The Sun transits to the zodiac sign of Makara (Capricorn), and soon the days are going to get longer. Marking this celestial milestone, most of India is celebrating today as Sankrani in Karnataka, Pongal in Tamil Nadu, Lohri in Punjab and Bihu in Assam. The Good City joins the unique celebrations.
'Yellu bella thindu olle mathu aadu' is the greeting in Kannadiga households today, urging people to eat "eat sweets & speak sweetly". The tradition is for relatives & friends to exchange jaggery, sugar, sesame, peanuts and sugarcane.
Ray of light
A wonderfully strange occurrence happens on this day in the Gavi Gangadeshwara temple in Gavipuram in South Bangalore. The passage of this ancient cave temple is dark and cavernous, even in bright daylight. There are layers of space, each of which is progressively dark. The innermost sanctum of this temple is almost pitch black, and the idol difficult to see.
Every year – unfailingly – on one particular day, the setting rays of the sun fall through the outer arch, pierce through minuscule windows, several layers of darkness and fall on the idol. As you emerge into the sunlight yard, the science, the magic and the mystery of it all is palpable and impressive.

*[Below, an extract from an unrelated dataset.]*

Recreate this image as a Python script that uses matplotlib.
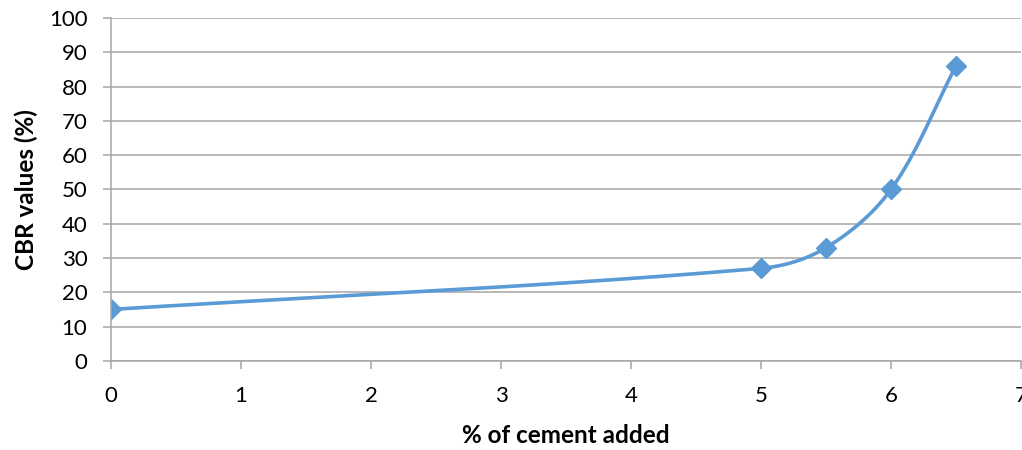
import numpy as np
import matplotlib.pyplot as plt

plt.rcParams['font.family'] = ['Lato', 'DejaVu Sans']

cemento = [0, 5, 5.5, 6, 6.5]
cbr = [15, 27, 33, 50, 86]
yticks = list(range(0, 101, 10))
xticks = list(range(0, 8))

fig = plt.figure(figsize=(10.22, 4.5), dpi=100)
ax = fig.add_axes([0.1086, 0.198, 0.8904, 0.762])

# curva suavizada (bezier), tangente limitada pelo tamanho de cada segmento
sx, sy = 130.0, 3.43
P = np.column_stack([np.array(cemento) * sx, np.array(cbr) * sy])
n = len(P)

def tangente(i):
    d = P[min(i + 1, n - 1)] - P[max(i - 1, 0)]
    return d / np.linalg.norm(d)

curva = []
t = np.linspace(0, 1, 60)[:, None]
for i in range(n - 1):
    p1, p2 = P[i], P[i + 1]
    L = np.linalg.norm(p2 - p1)
    c1 = p1 + tangente(i) * L / 3
    c2 = p2 - tangente(i + 1) * L / 3
    seg = ((1 - t) ** 3) * p1 + 3 * ((1 - t) ** 2) * t * c1 + 3 * (1 - t) * t ** 2 * c2 + t ** 3 * p2
    curva.append(seg)
curva = np.vstack(curva)

ax.plot(curva[:, 0] / sx, curva[:, 1] / sy, color='#5B9BD5', lw=2.6, solid_capstyle='round')
ax.plot(cemento, cbr, 'D', color='#5B9BD5', markersize=10.5)

ax.set_xlim(0, 7)
ax.set_ylim(0, 100)
ax.set_xticks(xticks)
ax.set_yticks(yticks)
ax.grid(axis='y', color='#A6A6A6', lw=1.1)
ax.set_axisbelow(True)
for s in ['top', 'right']:
    ax.spines[s].set_visible(False)
for s in ['left', 'bottom']:
    ax.spines[s].set_color('#A6A6A6')
    ax.spines[s].set_linewidth(1.1)
ax.tick_params(axis='both', colors='#A6A6A6', length=6, width=1.1, labelsize=16, labelcolor='black')
ax.tick_params(axis='x', pad=12)
ax.tick_params(axis='y', pad=11)

ax.set_xlabel('% of cement added', fontsize=17.5, fontweight='bold', labelpad=13)
ax.set_ylabel('CBR values (%)', fontsize=17.5, fontweight='bold', labelpad=8)

fig.savefig('out.png', dpi=100)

It is an occasion to celebrate many things, and in typical Indian fashion, many ways. If you are in the western state of Gujarat, you can catch the feverish kite-flying – a colourful feast for the eyes. In Punjab, a northern state, the festival is called Lohri – and is the time for spirited singing and dancing. Kerala sees a swarm of devotees, dressed in black, as they make their annual pilgrimage to the Ayyappa shrine at the top of the Sabarimalai hill. Devotees believe there is a strange light that emanates from the hill-top on this auspicious day.
In central and most southern states, it is Pongal or Sankranti - it is a harvest festival, with cattle decorated and taken around. In the villages, the action is a lot more interesting with bullock races. In the cities, when the cows and bulls are taken around, they are worshipped, and fed. The colour and pageantry is always an interesting sight.
In Karnataka, in addition to the pageantry and new clothes, it’s a foodies delight: there’s the rice and lentil ‘pongal’ cooked in two versions: sweet, and salt-spiced. If you are not a rice person – there’s ‘yellu bella’, the sesame seed and jaggery sweet, or a dry mix with coconut, peanuts, and gram, all high in nutritive value, to relish.
And if this is not tempting, there is the sugar –candy, which looks as pretty and sweet as it tastes: the sugar syrup is crafted into all sorts of shapes: peacock, clover, heart, geometric designs – with wooden moulds. There is no greater joy than sucking on the sugar candy or a piece of raw sugarcane. All these goodies – the sugarcane, sugar candy, sesame cookies are placed on a platter of woven bamboo, with trinkets such as jewellery boxes, bangles or anklets. This platter is exchanged with relatives and neighbours. It is a time to connect and catch up with family and friends.
So, no matter in which state of India you are, you can tuck into the local festive fare, and fables. And realize our well-being revolves around nature, whether we acknowledge it or not. So it is no coincidence that sunlight is celebrated, and not just across India. Makar Sankranti is the day of the winter solstice: the day the sun transitions into the northern hemisphere and grows larger. This is what was celebrated as the Winter Solstice festival; the festival that Christmas is derived from.